== Data extract ==
* Start *

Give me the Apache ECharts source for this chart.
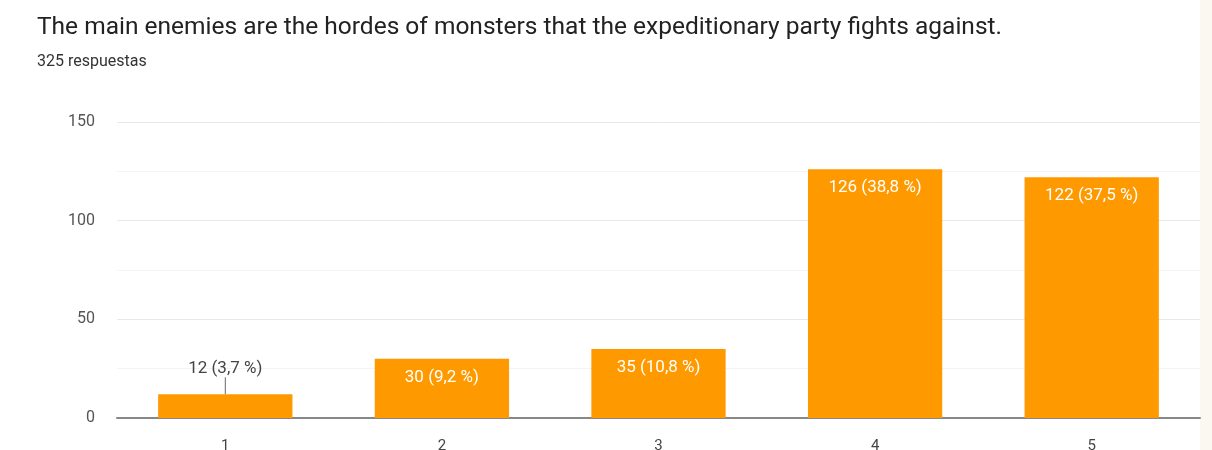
<!DOCTYPE html>
<html>
<head>
<meta charset="utf-8">
<script src="https://cdn.jsdelivr.net/npm/echarts@6/dist/echarts.min.js"></script>
<style>
  html, body { margin: 0; padding: 0; background: #ffffff; }
  #chart { width: 1212px; height: 450px; }
</style>
</head>
<body>
<div id="chart"></div>
<script>
// Survey question and response counts per rating
const titleText = 'The main enemies are the hordes of monsters that the expeditionary party fights against.';
const subtitleText = '325 respuestas';
const categories = ['1', '2', '3', '4', '5'];
const counts = [12, 30, 35, 126, 122];
const yTicks = [0, 50, 100, 150];

const total = counts.reduce((a, b) => a + b, 0);
const pct = v => (v / total * 100).toFixed(1).replace('.', ',');

// Small bars carry their label above, with a short leader line
const smallThreshold = 20;
const barData = counts.map(v => {
  if (v < smallThreshold) {
    return {
      value: v,
      label: { position: 'top', color: '#444444', distance: 5 },
      labelLine: { show: true, lineStyle: { color: '#666666', width: 1 } }
    };
  }
  return { value: v };
});

const chart = echarts.init(document.getElementById('chart'), null, { renderer: 'canvas' });
chart.setOption({
  animation: false,
  backgroundColor: '#ffffff',
  title: {
    text: titleText,
    subtext: subtitleText,
    left: 32,
    top: 10,
    itemGap: 14,
    textStyle: { fontFamily: 'Roboto', fontSize: 24.5, fontWeight: 'normal', color: '#222222' },
    subtextStyle: { fontFamily: 'Roboto', fontSize: 16, color: '#333333' }
  },
  grid: { left: 117, right: 12, top: 122, bottom: 32, containLabel: false, outerBoundsMode: 'none' },
  xAxis: {
    type: 'category',
    data: categories,
    axisLine: { show: true, lineStyle: { color: '#888888', width: 2 } },
    axisTick: { show: false },
    axisLabel: { fontFamily: 'Roboto', fontSize: 15, color: '#444444', margin: 21 }
  },
  yAxis: {
    type: 'value',
    min: 0,
    max: 150,
    interval: 25,
    axisLine: { show: false },
    axisTick: { show: false },
    axisLabel: {
      fontFamily: 'Roboto', fontSize: 16, color: '#555555', margin: 22,
      formatter: v => (yTicks.indexOf(v) >= 0 ? String(v) : '')
    },
    splitLine: { lineStyle: { color: ['#e8e8e8', '#f4f4f4'], width: 1 } }
  },
  series: [{
    type: 'bar',
    data: barData,
    barCategoryGap: '38%',
    itemStyle: { color: '#ff9900' },
    label: {
      show: true,
      position: 'insideTop',
      distance: 10,
      fontFamily: 'Roboto',
      fontSize: 17,
      color: '#ffffff',
      formatter: p => p.value + ' (' + pct(p.value) + ' %)'
    },
    labelLayout: p => (counts[p.dataIndex] < smallThreshold ? { dy: -12 } : {})
  }],
  graphic: [{
    type: 'rect',
    right: 0,
    top: 0,
    shape: { width: 12, height: 450 },
    style: { fill: '#fbf8f1' },
    silent: true
  }]
});
</script>
</body>
</html>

* End *

== Objective ==
Reproduce every line exactly and omit all pictures.

== Completed exercise ==
Give me the Apache ECharts source for this chart.
<!DOCTYPE html>
<html>
<head>
<meta charset="utf-8">
<script src="https://cdn.jsdelivr.net/npm/echarts@6/dist/echarts.min.js"></script>
<style>
  html, body { margin: 0; padding: 0; background: #ffffff; }
  #chart { width: 1212px; height: 450px; }
</style>
</head>
<body>
<div id="chart"></div>
<script>
// Survey question and response counts per rating
const titleText = 'The main enemies are the hordes of monsters that the expeditionary party fights against.';
const subtitleText = '325 respuestas';
const categories = ['1', '2', '3', '4', '5'];
const counts = [12, 30, 35, 126, 122];
const yTicks = [0, 50, 100, 150];

const total = counts.reduce((a, b) => a + b, 0);
const pct = v => (v / total * 100).toFixed(1).replace('.', ',');

// Small bars carry their label above, with a short leader line
const smallThreshold = 20;
const barData = counts.map(v => {
  if (v < smallThreshold) {
    return {
      value: v,
      label: { position: 'top', color: '#444444', distance: 5 },
      labelLine: { show: true, lineStyle: { color: '#666666', width: 1 } }
    };
  }
  return { value: v };
});

const chart = echarts.init(document.getElementById('chart'), null, { renderer: 'canvas' });
chart.setOption({
  animation: false,
  backgroundColor: '#ffffff',
  title: {
    text: titleText,
    subtext: subtitleText,
    left: 32,
    top: 10,
    itemGap: 14,
    textStyle: { fontFamily: 'Roboto', fontSize: 24.5, fontWeight: 'normal', color: '#222222' },
    subtextStyle: { fontFamily: 'Roboto', fontSize: 16, color: '#333333' }
  },
  grid: { left: 117, right: 12, top: 122, bottom: 32, containLabel: false, outerBoundsMode: 'none' },
  xAxis: {
    type: 'category',
    data: categories,
    axisLine: { show: true, lineStyle: { color: '#888888', width: 2 } },
    axisTick: { show: false },
    axisLabel: { fontFamily: 'Roboto', fontSize: 15, color: '#444444', margin: 21 }
  },
  yAxis: {
    type: 'value',
    min: 0,
    max: 150,
    interval: 25,
    axisLine: { show: false },
    axisTick: { show: false },
    axisLabel: {
      fontFamily: 'Roboto', fontSize: 16, color: '#555555', margin: 22,
      formatter: v => (yTicks.indexOf(v) >= 0 ? String(v) : '')
    },
    splitLine: { lineStyle: { color: ['#e8e8e8', '#f4f4f4'], width: 1 } }
  },
  series: [{
    type: 'bar',
    data: barData,
    barCategoryGap: '38%',
    itemStyle: { color: '#ff9900' },
    label: {
      show: true,
      position: 'insideTop',
      distance: 10,
      fontFamily: 'Roboto',
      fontSize: 17,
      color: '#ffffff',
      formatter: p => p.value + ' (' + pct(p.value) + ' %)'
    },
    labelLayout: p => (counts[p.dataIndex] < smallThreshold ? { dy: -12 } : {})
  }],
  graphic: [{
    type: 'rect',
    right: 0,
    top: 0,
    shape: { width: 12, height: 450 },
    style: { fill: '#fbf8f1' },
    silent: true
  }]
});
</script>
</body>
</html>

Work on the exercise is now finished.